Copy the lines holding the word "this", all of them.

■ **Input records**:
——————

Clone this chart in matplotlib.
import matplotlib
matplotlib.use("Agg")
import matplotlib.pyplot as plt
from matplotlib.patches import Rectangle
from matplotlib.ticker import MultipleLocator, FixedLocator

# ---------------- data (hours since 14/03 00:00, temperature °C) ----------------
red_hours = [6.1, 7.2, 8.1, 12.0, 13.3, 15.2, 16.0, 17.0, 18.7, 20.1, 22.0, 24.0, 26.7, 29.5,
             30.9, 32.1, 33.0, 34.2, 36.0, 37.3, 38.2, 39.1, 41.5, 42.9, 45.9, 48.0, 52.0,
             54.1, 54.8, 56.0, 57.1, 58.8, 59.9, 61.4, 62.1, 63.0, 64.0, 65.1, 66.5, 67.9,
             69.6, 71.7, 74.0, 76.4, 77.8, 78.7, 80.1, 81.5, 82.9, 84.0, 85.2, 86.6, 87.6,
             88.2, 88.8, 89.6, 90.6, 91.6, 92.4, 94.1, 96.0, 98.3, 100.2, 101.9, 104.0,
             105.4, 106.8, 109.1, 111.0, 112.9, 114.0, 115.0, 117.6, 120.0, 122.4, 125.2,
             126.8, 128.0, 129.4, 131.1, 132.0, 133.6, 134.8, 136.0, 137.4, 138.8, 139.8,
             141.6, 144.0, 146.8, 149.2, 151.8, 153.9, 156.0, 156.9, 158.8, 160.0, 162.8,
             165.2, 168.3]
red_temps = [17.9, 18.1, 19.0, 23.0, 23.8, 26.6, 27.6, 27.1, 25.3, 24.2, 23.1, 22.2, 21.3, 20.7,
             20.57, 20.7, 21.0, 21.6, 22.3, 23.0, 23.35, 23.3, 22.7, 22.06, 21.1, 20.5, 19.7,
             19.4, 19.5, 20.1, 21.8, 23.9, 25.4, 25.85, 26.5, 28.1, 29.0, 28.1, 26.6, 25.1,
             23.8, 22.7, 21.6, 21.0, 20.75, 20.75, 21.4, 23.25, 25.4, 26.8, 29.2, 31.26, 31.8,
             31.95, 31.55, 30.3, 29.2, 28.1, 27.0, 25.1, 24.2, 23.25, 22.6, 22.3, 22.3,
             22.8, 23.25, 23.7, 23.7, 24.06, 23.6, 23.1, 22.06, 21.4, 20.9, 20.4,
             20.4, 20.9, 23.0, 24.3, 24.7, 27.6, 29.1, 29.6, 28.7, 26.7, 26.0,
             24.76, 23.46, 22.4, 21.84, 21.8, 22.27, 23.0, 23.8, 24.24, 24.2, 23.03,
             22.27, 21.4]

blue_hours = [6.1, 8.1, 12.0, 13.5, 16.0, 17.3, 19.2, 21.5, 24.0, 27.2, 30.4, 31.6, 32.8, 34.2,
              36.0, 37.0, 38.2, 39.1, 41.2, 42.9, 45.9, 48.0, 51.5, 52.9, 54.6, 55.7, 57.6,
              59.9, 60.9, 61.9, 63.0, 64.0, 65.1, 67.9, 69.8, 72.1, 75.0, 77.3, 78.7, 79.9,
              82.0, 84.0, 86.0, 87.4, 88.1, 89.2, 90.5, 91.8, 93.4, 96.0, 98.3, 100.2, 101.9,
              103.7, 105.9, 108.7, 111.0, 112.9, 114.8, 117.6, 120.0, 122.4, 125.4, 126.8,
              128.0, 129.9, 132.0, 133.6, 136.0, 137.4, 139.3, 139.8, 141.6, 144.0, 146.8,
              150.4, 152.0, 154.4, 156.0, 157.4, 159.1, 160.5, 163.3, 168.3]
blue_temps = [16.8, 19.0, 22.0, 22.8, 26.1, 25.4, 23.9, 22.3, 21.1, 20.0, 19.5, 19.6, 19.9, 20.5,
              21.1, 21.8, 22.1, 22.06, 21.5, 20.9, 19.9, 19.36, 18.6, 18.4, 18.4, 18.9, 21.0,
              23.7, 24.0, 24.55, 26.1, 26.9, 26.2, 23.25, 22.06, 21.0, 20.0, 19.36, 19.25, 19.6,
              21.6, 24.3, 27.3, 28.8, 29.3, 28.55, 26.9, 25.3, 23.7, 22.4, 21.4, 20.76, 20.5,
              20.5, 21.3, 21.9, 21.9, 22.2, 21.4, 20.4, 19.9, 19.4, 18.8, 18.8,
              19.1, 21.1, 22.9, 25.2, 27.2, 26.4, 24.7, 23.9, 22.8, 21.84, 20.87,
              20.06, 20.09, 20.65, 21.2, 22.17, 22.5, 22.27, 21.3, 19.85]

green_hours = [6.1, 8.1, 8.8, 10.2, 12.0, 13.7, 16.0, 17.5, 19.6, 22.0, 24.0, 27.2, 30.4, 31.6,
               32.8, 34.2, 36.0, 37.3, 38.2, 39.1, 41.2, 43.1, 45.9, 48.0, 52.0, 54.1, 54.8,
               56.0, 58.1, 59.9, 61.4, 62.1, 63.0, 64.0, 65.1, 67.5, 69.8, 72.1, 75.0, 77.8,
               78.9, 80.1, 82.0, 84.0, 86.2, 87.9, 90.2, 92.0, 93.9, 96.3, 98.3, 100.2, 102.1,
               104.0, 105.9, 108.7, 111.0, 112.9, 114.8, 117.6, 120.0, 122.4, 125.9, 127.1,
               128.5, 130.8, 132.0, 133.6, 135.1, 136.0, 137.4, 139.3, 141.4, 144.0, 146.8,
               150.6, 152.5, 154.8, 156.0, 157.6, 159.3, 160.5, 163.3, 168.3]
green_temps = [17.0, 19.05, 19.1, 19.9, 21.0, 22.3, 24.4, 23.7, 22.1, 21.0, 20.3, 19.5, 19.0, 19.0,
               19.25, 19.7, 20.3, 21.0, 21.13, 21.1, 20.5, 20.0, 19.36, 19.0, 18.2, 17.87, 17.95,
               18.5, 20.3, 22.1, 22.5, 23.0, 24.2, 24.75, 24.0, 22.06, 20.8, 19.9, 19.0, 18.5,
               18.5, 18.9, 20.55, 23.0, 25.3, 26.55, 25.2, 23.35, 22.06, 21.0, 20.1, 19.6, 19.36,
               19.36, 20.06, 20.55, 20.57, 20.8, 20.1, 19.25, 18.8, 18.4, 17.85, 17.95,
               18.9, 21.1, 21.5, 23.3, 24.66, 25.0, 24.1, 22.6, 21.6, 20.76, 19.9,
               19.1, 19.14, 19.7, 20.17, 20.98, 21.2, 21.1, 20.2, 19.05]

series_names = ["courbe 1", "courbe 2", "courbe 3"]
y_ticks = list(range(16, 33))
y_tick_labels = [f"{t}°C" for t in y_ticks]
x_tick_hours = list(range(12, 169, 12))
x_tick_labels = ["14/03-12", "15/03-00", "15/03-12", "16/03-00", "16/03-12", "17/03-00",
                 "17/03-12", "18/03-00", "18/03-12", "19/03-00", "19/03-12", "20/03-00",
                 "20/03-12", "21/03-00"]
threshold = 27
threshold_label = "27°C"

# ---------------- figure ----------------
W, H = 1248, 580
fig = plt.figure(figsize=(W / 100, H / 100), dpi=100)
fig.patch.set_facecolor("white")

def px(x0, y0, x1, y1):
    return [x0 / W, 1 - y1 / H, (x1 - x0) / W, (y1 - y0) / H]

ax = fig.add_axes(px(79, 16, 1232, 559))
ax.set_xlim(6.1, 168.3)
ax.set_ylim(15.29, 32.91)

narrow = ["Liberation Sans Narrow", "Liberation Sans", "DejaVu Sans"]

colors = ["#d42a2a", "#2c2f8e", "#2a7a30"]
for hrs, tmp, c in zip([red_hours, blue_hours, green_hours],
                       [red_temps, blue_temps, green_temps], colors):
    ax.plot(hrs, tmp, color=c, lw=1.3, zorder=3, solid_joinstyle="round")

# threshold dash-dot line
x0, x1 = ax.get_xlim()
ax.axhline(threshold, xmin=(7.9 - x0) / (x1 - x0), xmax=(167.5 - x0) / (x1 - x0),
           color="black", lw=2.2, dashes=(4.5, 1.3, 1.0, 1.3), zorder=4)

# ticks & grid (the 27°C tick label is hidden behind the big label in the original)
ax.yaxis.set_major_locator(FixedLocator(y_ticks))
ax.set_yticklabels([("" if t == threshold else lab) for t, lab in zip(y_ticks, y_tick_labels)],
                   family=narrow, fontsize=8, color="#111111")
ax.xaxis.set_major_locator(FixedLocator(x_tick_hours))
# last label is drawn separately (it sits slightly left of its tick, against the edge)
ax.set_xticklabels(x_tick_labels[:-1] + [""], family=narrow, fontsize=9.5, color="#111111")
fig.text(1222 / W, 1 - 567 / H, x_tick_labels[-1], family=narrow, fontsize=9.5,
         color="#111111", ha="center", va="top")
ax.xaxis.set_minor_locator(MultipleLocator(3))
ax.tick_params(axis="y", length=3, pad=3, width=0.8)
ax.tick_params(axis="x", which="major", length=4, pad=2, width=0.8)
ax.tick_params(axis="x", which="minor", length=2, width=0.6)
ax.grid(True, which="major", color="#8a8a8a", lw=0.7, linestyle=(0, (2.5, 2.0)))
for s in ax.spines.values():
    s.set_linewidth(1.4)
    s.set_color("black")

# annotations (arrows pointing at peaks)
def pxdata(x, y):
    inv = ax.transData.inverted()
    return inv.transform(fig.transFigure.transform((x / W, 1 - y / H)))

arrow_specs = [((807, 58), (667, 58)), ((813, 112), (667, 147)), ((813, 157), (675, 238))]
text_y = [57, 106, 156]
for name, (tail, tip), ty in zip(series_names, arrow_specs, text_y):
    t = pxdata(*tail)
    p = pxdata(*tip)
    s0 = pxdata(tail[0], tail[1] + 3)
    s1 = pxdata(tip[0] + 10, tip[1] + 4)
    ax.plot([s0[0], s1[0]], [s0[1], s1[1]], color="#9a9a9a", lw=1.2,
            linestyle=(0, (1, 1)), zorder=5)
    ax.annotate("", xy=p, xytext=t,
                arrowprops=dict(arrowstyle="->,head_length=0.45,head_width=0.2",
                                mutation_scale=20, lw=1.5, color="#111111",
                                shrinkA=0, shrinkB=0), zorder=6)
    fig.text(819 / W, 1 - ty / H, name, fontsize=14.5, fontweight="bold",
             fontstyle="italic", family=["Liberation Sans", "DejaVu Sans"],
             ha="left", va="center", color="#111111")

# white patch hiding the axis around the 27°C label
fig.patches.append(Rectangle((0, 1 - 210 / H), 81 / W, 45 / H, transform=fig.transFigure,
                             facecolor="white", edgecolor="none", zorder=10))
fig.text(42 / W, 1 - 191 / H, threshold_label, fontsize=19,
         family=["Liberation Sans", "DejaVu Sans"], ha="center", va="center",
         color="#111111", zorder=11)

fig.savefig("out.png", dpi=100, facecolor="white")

——————

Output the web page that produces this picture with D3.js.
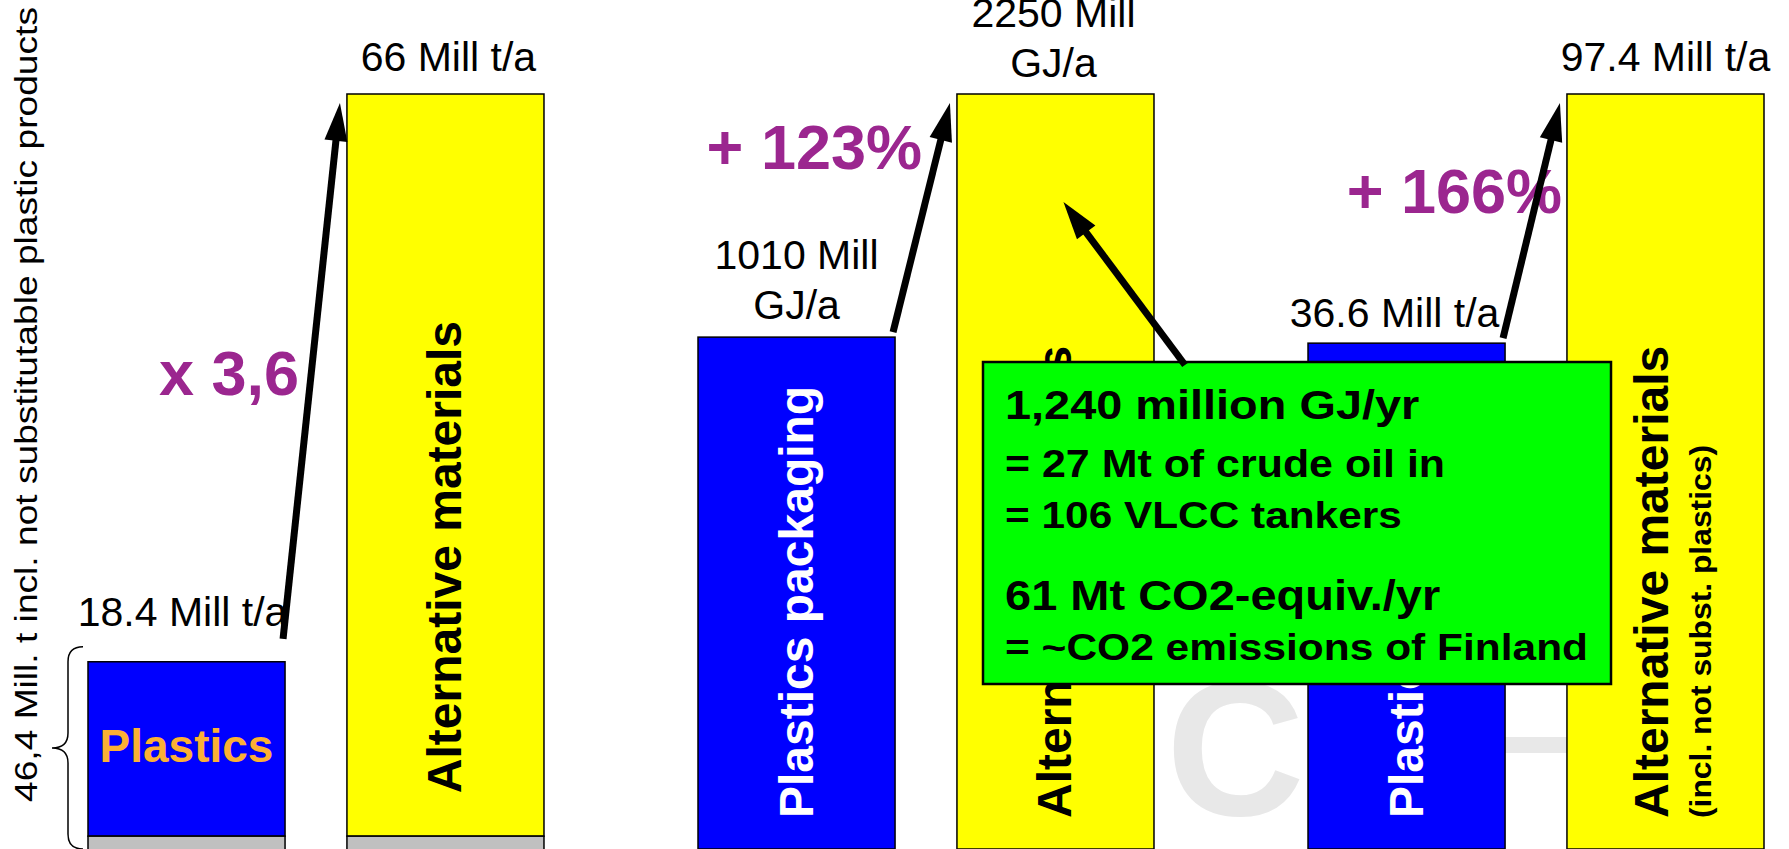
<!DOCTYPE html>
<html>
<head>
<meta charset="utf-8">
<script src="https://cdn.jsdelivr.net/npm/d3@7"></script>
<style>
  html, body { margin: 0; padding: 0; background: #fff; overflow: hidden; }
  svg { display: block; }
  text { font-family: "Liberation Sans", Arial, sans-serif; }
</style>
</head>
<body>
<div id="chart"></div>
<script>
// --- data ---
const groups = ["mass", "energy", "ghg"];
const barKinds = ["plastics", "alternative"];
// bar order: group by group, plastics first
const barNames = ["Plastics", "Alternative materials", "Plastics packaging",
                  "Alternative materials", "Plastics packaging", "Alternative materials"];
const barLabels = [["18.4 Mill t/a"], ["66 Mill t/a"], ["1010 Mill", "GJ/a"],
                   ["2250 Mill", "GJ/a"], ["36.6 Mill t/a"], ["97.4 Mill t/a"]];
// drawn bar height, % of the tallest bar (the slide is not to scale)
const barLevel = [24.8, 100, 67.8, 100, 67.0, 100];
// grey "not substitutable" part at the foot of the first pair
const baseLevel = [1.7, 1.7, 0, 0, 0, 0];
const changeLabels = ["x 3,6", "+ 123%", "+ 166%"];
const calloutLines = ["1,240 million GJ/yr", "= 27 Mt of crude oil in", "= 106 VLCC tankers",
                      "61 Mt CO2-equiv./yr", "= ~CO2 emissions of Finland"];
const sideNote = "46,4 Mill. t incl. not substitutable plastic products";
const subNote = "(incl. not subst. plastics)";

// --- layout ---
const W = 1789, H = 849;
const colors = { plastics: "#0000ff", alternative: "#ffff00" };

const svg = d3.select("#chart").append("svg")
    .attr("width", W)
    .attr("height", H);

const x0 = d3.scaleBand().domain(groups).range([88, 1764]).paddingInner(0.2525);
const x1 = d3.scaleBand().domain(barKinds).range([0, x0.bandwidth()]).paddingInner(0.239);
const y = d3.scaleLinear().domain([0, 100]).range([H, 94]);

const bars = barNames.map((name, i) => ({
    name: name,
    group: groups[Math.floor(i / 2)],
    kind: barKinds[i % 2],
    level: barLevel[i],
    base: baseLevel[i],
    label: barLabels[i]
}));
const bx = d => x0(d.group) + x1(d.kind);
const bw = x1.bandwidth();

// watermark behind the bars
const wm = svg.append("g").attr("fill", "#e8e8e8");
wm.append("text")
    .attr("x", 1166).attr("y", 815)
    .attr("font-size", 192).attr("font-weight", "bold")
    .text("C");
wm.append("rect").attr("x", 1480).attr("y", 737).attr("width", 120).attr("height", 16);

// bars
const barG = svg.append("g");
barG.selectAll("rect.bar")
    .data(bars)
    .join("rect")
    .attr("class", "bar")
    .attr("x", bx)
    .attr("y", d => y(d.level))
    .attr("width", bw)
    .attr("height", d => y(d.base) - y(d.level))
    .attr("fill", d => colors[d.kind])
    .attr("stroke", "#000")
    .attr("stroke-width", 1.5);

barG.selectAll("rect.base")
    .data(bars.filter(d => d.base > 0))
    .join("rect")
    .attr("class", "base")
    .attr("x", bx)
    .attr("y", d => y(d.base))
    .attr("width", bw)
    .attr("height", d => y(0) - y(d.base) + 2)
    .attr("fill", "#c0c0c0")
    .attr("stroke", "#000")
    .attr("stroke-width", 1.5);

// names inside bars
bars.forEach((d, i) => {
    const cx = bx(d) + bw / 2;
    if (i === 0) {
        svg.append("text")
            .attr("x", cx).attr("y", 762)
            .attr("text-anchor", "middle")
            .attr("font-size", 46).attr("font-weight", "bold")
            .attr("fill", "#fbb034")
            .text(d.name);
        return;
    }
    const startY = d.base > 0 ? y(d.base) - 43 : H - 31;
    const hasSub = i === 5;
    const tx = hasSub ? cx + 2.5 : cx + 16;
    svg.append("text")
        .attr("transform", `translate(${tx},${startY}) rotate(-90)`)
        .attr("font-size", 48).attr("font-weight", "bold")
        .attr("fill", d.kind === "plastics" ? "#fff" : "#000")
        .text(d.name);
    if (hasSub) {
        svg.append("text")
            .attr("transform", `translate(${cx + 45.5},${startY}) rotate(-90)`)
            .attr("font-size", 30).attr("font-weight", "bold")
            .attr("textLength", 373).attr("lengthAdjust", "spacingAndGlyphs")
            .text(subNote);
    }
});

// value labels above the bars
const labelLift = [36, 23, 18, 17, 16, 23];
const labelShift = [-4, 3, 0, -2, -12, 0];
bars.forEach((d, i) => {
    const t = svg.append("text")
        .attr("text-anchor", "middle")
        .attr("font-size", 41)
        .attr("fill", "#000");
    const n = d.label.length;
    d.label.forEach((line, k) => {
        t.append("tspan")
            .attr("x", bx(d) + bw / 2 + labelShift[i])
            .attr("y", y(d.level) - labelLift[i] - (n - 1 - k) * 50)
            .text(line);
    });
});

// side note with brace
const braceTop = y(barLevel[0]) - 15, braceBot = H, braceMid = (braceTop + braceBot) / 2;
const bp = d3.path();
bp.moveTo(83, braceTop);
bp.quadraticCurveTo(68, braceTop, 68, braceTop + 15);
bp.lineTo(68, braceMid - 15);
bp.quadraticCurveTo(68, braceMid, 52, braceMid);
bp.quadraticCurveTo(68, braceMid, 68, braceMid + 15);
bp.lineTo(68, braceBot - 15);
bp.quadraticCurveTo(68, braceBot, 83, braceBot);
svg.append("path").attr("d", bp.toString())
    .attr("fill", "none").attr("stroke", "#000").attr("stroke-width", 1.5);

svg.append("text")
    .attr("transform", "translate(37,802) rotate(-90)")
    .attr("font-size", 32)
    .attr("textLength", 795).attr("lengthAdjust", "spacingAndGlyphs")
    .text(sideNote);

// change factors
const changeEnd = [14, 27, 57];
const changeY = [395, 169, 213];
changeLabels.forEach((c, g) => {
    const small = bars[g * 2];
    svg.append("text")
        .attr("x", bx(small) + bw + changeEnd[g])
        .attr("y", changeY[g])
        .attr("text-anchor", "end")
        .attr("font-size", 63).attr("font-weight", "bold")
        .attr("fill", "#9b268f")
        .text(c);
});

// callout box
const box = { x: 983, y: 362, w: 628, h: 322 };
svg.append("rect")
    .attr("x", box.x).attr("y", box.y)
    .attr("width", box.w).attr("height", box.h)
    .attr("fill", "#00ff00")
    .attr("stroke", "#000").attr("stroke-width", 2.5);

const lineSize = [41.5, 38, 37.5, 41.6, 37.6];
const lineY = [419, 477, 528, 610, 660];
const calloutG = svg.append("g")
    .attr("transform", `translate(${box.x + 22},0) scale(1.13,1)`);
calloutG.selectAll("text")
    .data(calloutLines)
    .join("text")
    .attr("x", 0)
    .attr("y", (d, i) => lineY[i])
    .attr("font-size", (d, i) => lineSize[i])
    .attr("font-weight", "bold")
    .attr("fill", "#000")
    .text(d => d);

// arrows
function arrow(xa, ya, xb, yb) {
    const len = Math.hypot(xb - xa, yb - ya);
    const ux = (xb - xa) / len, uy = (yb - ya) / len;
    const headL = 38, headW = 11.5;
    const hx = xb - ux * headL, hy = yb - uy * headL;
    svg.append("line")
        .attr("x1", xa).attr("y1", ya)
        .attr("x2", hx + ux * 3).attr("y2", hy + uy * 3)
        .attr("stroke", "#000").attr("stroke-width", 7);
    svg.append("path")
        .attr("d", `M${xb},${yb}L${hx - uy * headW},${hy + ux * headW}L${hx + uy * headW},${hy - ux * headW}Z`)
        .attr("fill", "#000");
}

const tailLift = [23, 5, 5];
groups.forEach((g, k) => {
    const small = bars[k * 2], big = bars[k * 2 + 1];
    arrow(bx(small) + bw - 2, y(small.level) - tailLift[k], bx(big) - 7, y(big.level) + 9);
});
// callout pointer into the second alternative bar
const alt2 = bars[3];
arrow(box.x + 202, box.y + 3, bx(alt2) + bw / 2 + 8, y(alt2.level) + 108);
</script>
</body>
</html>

——————

■ **Finished answer**:
Clone this chart in matplotlib.
Output the web page that produces this picture with D3.js.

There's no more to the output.